Dolar ve emtia

UZMAN GÖRÜŞÜ
UZMAN GÖRÜŞÜ dunyaweb@dunya.com

 

Yeşim Sarışen / Yapı Kredi Yatırım

Petrol/emtia fiyatlarındaki düşüşten olumlu etkilenen net ithalatçı konumdaki Türkiye gibi gelişmekte olan ve gelişmiş ülke piyasalarında Ekim ayı ortalarından bu yana etkili olan yükseliş eğiliminin korunduğunu görüyoruz. Makro resme baktığımızda ise momentum kaybına işaret eden AB ile Japonya’ya karşı nispeten güçlenme sinyalleri üreten ABD ekonomisi ve bu doğrultuda da merkez bankaları politikaları arasındaki farklılaşma ana tema olmaya devam ediyor.

Geçtiğimiz hafta ECB Başkanı Draghi’nin açıklamaları parasal genişlemede  zamanlama konusunda hayal kırıklığı yarattı. Beklenenin oldukça üzerinde gerçekleşen ABD tarım dışı istihdam verisi ise dolar ve ABD faizleri üzerindeki yukarı yönlü baskıyı artırdı. Bu  riskli varlıklar açısından soru işareti yaratabilir nitelikteydi.. Tarım dışı istihdam verisindeki aylık 321.000  seviyesindeki sert artış ve ücret enflasyonuna yönelik yukarı yönlü sinyaller üreten ortalama saatlik kazançlar rakamı ile birlikte ABD 2 yıllıkları 10 baz puan sert yükselişle son üç yılın en yüksek seviyesi olan yüzde 0,65’lere ulaştı. Dolar endeksi ise son sekiz yılın zirvesini gördü. Uzun vadeli dip oluşumu sinyali üreten dolar endeksinde bu dibin ardından yükseliş trendinin başladığına yönelik sinyaller devam ediyor.

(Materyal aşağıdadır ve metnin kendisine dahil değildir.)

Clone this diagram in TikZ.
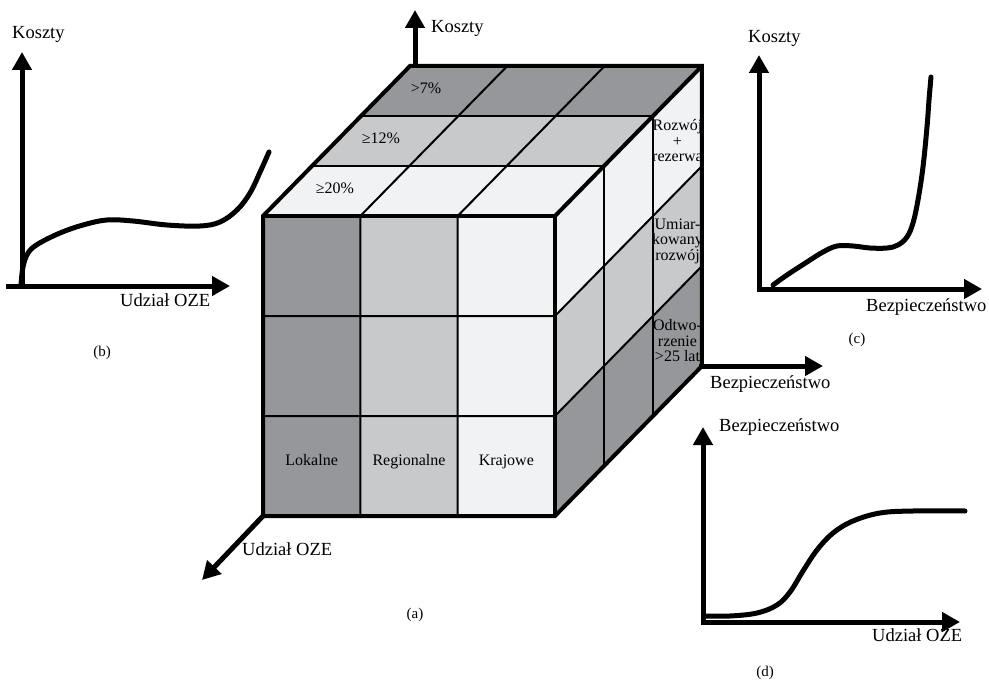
\documentclass[tikz,border=0pt]{standalone}
\usepackage{fontspec}
\setmainfont{Liberation Serif}
\usetikzlibrary{arrows.meta}

\definecolor{ciemny}{RGB}{150,151,155}
\definecolor{sredni}{RGB}{200,201,203}
\definecolor{jasny}{RGB}{241,242,244}

\tikzset{
  os/.style={line width=5pt, line cap=rect, -{Triangle[length=18pt,width=19pt]}},
  krzywa/.style={line width=5pt, line cap=round},
  krawedz/.style={line width=4pt},
  siatka/.style={line width=2pt},
  etykieta/.style={font=\fontsize{18.5}{20}\selectfont, inner sep=0pt},
  komorka/.style={font=\fontsize{16}{16}\selectfont, inner sep=0pt},
  sciana/.style={font=\fontsize{16}{15.5}\selectfont, inner sep=0pt, align=center},
  podpis/.style={font=\fontsize{15}{16}\selectfont, inner sep=0pt}
}

\begin{document}
\begin{tikzpicture}[x=1pt,y=-1pt]
  \useasboundingbox (0,0) rectangle (989,690);

  % Szescian
  \begin{scope}[shift={(263,516)}, x={(97.33pt,0pt)}, y={(0pt,100pt)}, z={(49pt,50pt)}]
    \foreach \i/\kol in {0/ciemny,1/sredni,2/jasny}
      \fill[\kol] (\i,0,0) -- (\i+1,0,0) -- (\i+1,3,0) -- (\i,3,0) -- cycle;
    \foreach \k/\kol in {0/jasny,1/sredni,2/ciemny}
      \fill[\kol] (0,3,\k) -- (3,3,\k) -- (3,3,\k+1) -- (0,3,\k+1) -- cycle;
    \foreach \j/\kol in {0/ciemny,1/sredni,2/jasny}
      \fill[\kol] (3,\j,0) -- (3,\j,3) -- (3,\j+1,3) -- (3,\j+1,0) -- cycle;

    % Siatka
    \foreach \t in {1,2} {
      \draw[siatka] (\t,0,0) -- (\t,3,0) -- (\t,3,3);
      \draw[siatka] (0,\t,0) -- (3,\t,0) -- (3,\t,3);
      \draw[siatka] (0,3,\t) -- (3,3,\t) -- (3,0,\t);
    }

    % Opisy na scianach
    \foreach \i/\nazwa in {0/Lokalne,1/Regionalne,2/Krajowe}
      \node[komorka, anchor=base] (front\i) at (\i+0.5,0.51,0) {\nazwa};
    \begin{scope}
      \clip (3,0,0) -- (3,0,3) -- (3,3,3) -- (3,3,0) -- cycle;
      \node[sciana] (bok0) at (3,0.5,2.5) {Odtwo-\\rzenie\\>25 lat};
      \node[sciana] (bok1) at (3,1.5,2.5) {Umiar-\\kowany\\rozwój};
      \node[sciana] (bok2) at (3,2.5,2.5) {Rozwój\\+\\rezerwa};
    \end{scope}

    % Krawedzie
    \draw[krawedz] (0,0,0) -- (3,0,0) -- (3,0,3) -- (3,3,3) -- (0,3,3) -- (0,3,0) -- cycle;
    \draw[krawedz] (0,3,0) -- (3,3,0) -- (3,0,0);
    \draw[krawedz] (3,3,0) -- (3,3,3);

    \coordinate (pLD) at (0,0,0);
    \coordinate (tLG) at (0,3,3);
    \coordinate (tPD) at (3,0,3);
  \end{scope}

  \node[komorka] (gora3) at (426,88) {>7\%};
  \node[komorka] (gora2) at (381,138) {≥12\%};
  \node[komorka] (gora1) at (335,188) {≥20\%};

  % Osie szescianu
  \coordinate (osK) at (415,10);
  \coordinate (osU) at (202,580);
  \coordinate (osB) at (823,366);
  \draw[os] ([xshift=5pt]tLG) -- (osK);
  \draw[os] (pLD) -- (osU);
  \draw[os] (tPD) -- (osB);
  \node[etykieta, anchor=base west] (kosztyA) at (431,33) {Koszty};
  \node[etykieta, anchor=base west] (udzialA) at (242,555) {Udział OZE};
  \node[etykieta, anchor=base west] (bezpA) at (710,388) {Bezpieczeństwo};
  \node[podpis] (podpisA) at (415,615) {(a)};

  % Wykres (b)
  \coordinate (b0) at (22,286);
  \coordinate (bY) at (22,52);
  \coordinate (bX0) at (8,286);
  \coordinate (bX) at (230,286);
  \draw[os] (b0) -- (bY);
  \draw[os] (bX0) -- (bX);
  \draw[krzywa] plot[smooth, tension=0.6] coordinates {(21,285) (23,267) (28,253) (38,244)
    (60,233) (83,225) (107,220) (133,221) (167,225) (200,226) (220,222) (237,210)
    (250,193) (261,170) (269,152)};
  \node[etykieta, anchor=base west] (kosztyB) at (12,39) {Koszty};
  \node[etykieta, anchor=base west] (udzialB) at (120,306) {Udział OZE};
  \node[podpis] (podpisB) at (102,353) {(b)};

  % Wykres (c)
  \coordinate (c0) at (759,289);
  \coordinate (cY) at (759,55);
  \coordinate (cX) at (982,289);
  \draw[os] (c0) -- (cY);
  \draw[os] (c0) -- (cX);
  \draw[krzywa] plot[smooth, tension=0.6] coordinates {(773,285) (787,275) (807,262)
    (823,252) (837,246) (853,246) (870,248) (887,248) (898,245) (907,237) (913,223)
    (918,200) (923,167) (927,127) (929,100) (931,77)};
  \node[etykieta, anchor=base west] (kosztyC) at (748,43) {Koszty};
  \node[etykieta, anchor=base west] (bezpC) at (866,311) {Bezpieczeństwo};
  \node[podpis] (podpisC) at (857,340) {(c)};

  % Wykres (d)
  \coordinate (d0) at (703,622);
  \coordinate (dY) at (703,427);
  \coordinate (dX) at (960,622);
  \draw[os] (d0) -- (dY);
  \draw[os] (d0) -- (dX);
  \draw[krzywa] plot[smooth, tension=0.6] coordinates {(705,616) (730,616) (757,613)
    (777,605) (790,592) (803,571) (817,550) (833,533) (853,521) (880,513) (913,511)
    (965,511)};
  \node[etykieta, anchor=base west] (bezpD) at (719,431) {Bezpieczeństwo};
  \node[etykieta, anchor=base west] (udzialD) at (872,641) {Udział OZE};
  \node[podpis] (podpisD) at (765,673) {(d)};
\end{tikzpicture}
\end{document}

Türkiye gibi net ithalatçı konumdaki gelişmekte olan ülke piyasalarında gördüğümüz yükseliş eğilimi global emtia fiyatlarındaki gerilemelere dayanıyor. Emtia fiyatlarındaki gerileme enflasyonda düşüş, dolayısıyla da faiz artırımlarının ertelenmesi ve/veya gevşeme beklentilerine yol açıyor. Ancak düşük petrol fiyatlarının olumsuz ikincil etkileri olabileceğini de düşünüyoruz. Daha önce de bahsettiğimiz ABD yüksek getirili bono piyasasında petrol ile ilgili olan şirketlerin oranı yüzde 15-20 arası tahmin ediliyor ve oradaki negatif ayrışma diğer piyasaları etkilemeye başlayabilir. Öte yandan Türkiye gibi normal şartlarda petrol fiyatlarının düşüşünden olumlu etkilenen Hindistan, Güney Kore ve Tayland gibi ülkelerin para birimlerindeki baskı dikkat çekici. Rusya’nın durumu da daha iyiye gidiyormuş gibi durmuyor.